Nina is calling Citigroup to dispute. Good luck. Nina writes "When we bought our home three years ago, we put $300,000 down on the $1,100,000 purchase price. .... One reason why we bought in Newport is because we believed that property values would retain their value over time".

I have a message for Nina:

Wake Up!

It is highly likely that you are underwater on your house or soon will be. California is getting hammered. Anyone depending on "comps" is likely hearing what they want to hear. If by some miracle, your area is a pocket of strength it likely will not be soon. Home prices have dramatically outstripped affordability and have only one way to go and that is down.

You can believe in the tooth fairy just as you can believe in your house, but that does not make it real.

Look at this from Citigroup's point of view.
  • You have decreasing home equity, most likely no equity.
  • California is in decline with a long way to go before houses can be considered affordable.
  • The US is in recession.
  • People are losing jobs.
  • You do not know the difference between money and credit.
  • You do not understand the difference between your money and someone else's money.
  • You spent $55,000 trying to "make a baby" (mentioned in the article).
  • You are about to adopt a child instead (also mentioned in the article).
  • Your cash went down and your expenses are clearly going to rise as a result of the last two points.
The frightening thing to Citigroup and other lenders has to be the cavalier attitude of people who still do not see the freight train coming their way. Yes, you want the cash for "emergencies" but should an emergency arise (such as a huge loss in income) that forces you to sell your home after you deplete a $168,000 equity line, Citigroup would be on the hook for it.

Most importantly, the "E" in HELOC stands for equity, (it is likely that you have none or far less than you think) and the "C" in HELOC stands for credit as opposed to your money.

I suggest Citigroup is acting quite reasonably.

Corporations Tapping Equity Lines

Ironically, one reason lending institutions are looking to reduce credit lines elsewhere is corporations are in a mad scramble to tap their lines.

Please consider Porsche, Sprint Unsettle Banks With Rush for Credit.
Citigroup Inc., JPMorgan Chase & Co. and the rest of the banking industry face a new drain on their capital.

Borrowers from Sprint Nextel Corp. to Porsche Automobil Holding SE to MGIC Investment Corp. are drawing on credit lines. JPMorgan analysts say it's the start of a trend that may force banks to raise as much as $40 billion to keep an adequate cushion against potential losses.

Companies are scrambling for cash at one of the worst times for the financial services industry. The world's biggest firms have taken $195 billion in writedowns and losses on securities tied to subprime mortgages, and the 10 biggest U.S. banks have the lowest capital levels in at least 17 years, according to Credit Suisse Group. The tapping of credit lines may be enough to grind new lending to a halt, said David Goldman, a senior portfolio strategist at London-based hedge fund Asteri Capital.

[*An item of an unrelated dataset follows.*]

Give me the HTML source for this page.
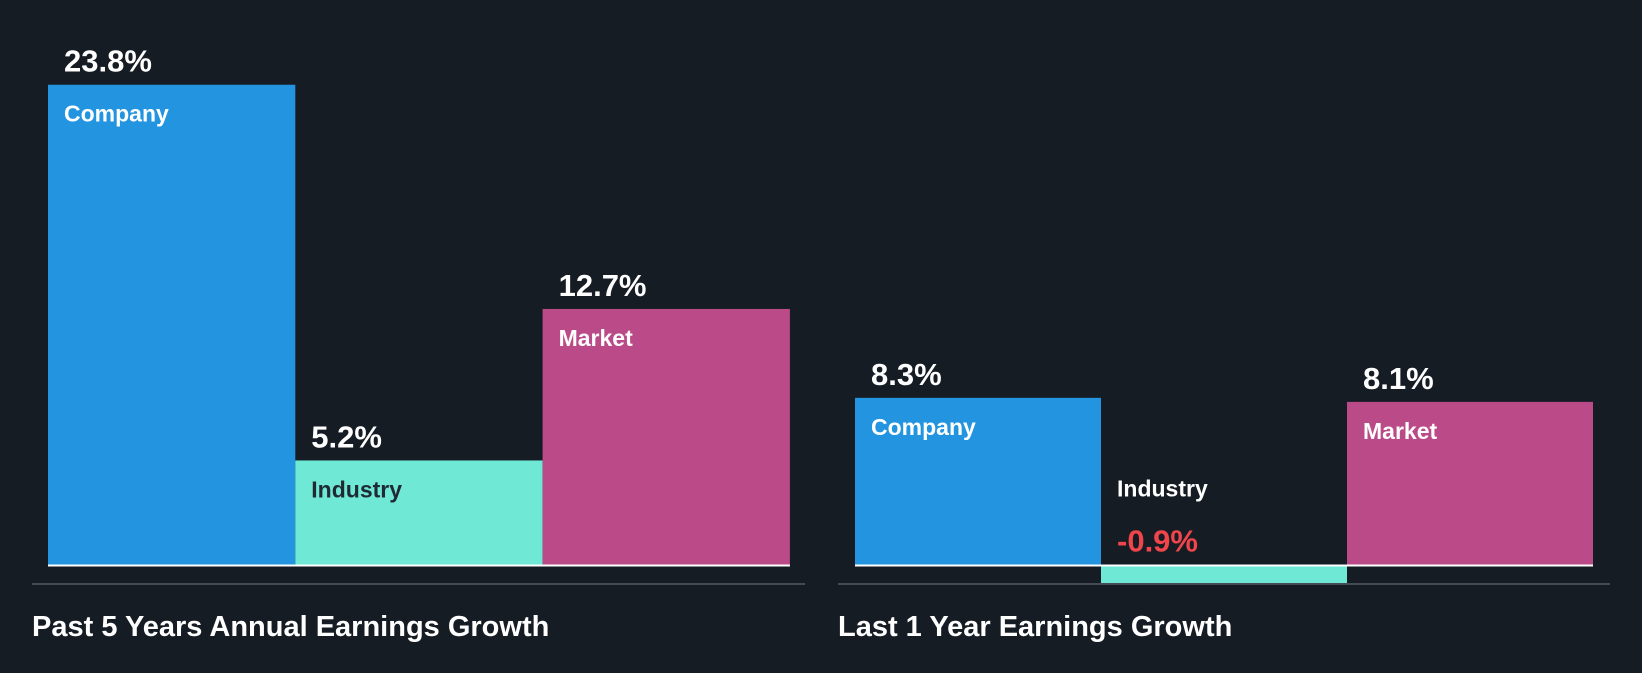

Banks had more than $1.4 trillion in untapped loan commitments as of September, the most since data became available in 1989, according to the Shared National Credit survey by four U.S. regulators including the Federal Reserve and Office of the Comptroller of the Currency.

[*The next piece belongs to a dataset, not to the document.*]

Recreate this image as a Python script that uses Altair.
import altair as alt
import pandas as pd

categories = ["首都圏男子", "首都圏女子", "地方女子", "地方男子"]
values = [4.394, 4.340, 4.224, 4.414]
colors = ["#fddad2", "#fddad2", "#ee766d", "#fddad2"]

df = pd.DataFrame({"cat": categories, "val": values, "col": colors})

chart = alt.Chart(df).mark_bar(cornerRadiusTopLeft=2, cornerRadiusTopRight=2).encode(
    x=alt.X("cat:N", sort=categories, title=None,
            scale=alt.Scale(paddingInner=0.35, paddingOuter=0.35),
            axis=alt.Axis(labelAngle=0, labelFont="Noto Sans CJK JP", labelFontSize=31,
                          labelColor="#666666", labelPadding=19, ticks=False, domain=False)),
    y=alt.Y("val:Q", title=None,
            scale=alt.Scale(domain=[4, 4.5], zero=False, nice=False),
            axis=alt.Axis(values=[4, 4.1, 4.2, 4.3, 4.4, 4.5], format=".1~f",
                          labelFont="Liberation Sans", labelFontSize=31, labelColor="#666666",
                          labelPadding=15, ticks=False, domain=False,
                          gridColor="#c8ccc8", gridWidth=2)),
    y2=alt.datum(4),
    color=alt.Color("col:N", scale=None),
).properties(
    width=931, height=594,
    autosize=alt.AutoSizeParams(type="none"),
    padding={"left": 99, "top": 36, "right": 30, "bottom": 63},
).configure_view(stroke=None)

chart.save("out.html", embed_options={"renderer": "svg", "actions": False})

New York-based Citigroup had $471 billion at yearend, more than any other U.S. bank, according to regulatory filings. Charlotte, North Carolina-based Bank of America disclosed $406 billion of undrawn loan agreements and New York-based JPMorgan had $251 billion. Merrill Lynch & Co. had $59.3 billion.

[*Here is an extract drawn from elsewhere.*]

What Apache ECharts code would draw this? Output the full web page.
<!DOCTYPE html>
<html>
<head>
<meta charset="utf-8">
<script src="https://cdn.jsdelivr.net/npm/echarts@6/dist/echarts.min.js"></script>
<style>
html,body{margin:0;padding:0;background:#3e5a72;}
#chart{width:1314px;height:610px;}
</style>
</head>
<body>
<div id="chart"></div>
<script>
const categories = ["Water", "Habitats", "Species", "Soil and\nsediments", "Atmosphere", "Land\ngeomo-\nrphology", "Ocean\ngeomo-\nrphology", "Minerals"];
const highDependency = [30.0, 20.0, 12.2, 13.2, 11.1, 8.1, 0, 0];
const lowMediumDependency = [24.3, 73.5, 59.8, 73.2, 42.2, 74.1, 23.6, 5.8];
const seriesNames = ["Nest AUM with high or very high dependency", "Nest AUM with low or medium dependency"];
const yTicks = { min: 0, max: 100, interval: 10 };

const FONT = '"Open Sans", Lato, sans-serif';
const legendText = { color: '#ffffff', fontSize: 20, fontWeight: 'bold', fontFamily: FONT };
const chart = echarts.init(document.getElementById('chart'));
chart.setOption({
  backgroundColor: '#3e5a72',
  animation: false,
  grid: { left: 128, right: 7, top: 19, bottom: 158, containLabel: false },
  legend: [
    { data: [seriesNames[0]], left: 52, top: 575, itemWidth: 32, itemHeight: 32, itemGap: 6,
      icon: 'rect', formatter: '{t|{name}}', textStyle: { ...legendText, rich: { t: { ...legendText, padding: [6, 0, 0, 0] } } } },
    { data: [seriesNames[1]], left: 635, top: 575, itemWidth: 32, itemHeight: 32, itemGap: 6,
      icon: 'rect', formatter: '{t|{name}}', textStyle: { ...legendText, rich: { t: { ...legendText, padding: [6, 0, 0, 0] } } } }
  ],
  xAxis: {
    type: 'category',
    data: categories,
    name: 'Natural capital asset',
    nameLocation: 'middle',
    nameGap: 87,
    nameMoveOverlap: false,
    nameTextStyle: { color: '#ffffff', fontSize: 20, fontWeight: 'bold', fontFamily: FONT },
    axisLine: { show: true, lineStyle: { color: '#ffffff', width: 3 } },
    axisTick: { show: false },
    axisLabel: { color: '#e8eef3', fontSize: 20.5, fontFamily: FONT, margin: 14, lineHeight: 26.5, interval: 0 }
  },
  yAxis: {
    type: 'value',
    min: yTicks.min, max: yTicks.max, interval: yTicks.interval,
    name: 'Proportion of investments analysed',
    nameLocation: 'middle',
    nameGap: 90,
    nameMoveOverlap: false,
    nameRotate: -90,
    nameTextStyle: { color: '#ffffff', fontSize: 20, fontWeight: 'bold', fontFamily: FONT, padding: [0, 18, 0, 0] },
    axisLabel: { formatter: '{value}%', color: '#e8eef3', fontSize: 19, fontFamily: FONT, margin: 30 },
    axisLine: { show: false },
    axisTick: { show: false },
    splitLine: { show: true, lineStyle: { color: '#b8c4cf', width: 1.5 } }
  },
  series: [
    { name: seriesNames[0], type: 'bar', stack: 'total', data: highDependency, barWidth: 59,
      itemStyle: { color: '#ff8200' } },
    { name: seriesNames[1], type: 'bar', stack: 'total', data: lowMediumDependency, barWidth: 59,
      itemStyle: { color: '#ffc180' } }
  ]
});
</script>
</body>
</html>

The added demand from borrowers comes as banks rein in lending to everyone from hedge funds to homeowners in an attempt to preserve capital. A mortgage fund run by David Rubenstein's Carlyle Group collapsed after creditors withdrew financing and Peloton Partners LLP liquidated a fund after demands from banks to repay loans. Leveraged buyouts have slowed to a trickle.

Borrowers will be more inclined to tap credit lines as banks tighten their lending standards, according to Kevin Murphy, a money manager who oversees investment-grade and emerging-market bonds at Boston-based Putnam Investments, which has $65 billion in fixed-income assets.

"It's a vicious cycle," he said. "The more that they tighten the lending standards, the more there will be certain stresses in the financial market. Any sort of unfunded commitments they've put out are likely to be called on."

Sprint, which lost $29.5 billion last quarter, borrowed $2.5 billion in February from a $6 billion credit line arranged by JPMorgan and Citigroup, according to a regulatory filing. Sprint has $1.25 billion in bonds due in November and $400 million of commercial paper.

"If they are short of capital at some point, banks may stop offering credit to borrowers that would normally qualify for a loan," said Anil Kashyap, a professor at the University of Chicago Graduate School of Business, and a former economist for the Federal Reserve. "That's the definition of a credit crunch."
Nina may (or may not be) a good credit risk. I actually suspect she is. But plenty of so called good credit risks will no longer be good credit risks should an emergency arise.

The prudent person needs to have a cash cushion of their own as opposed to a credit line should an unfortunate situation such as the loss of a job happen. Given that unemployment is extremely likely to soar, a sad day of reckoning is coming for the "credit generation".

Those who lose their job and have little or no savings are in for a rude awakening: Cash is not trash but credit sure is.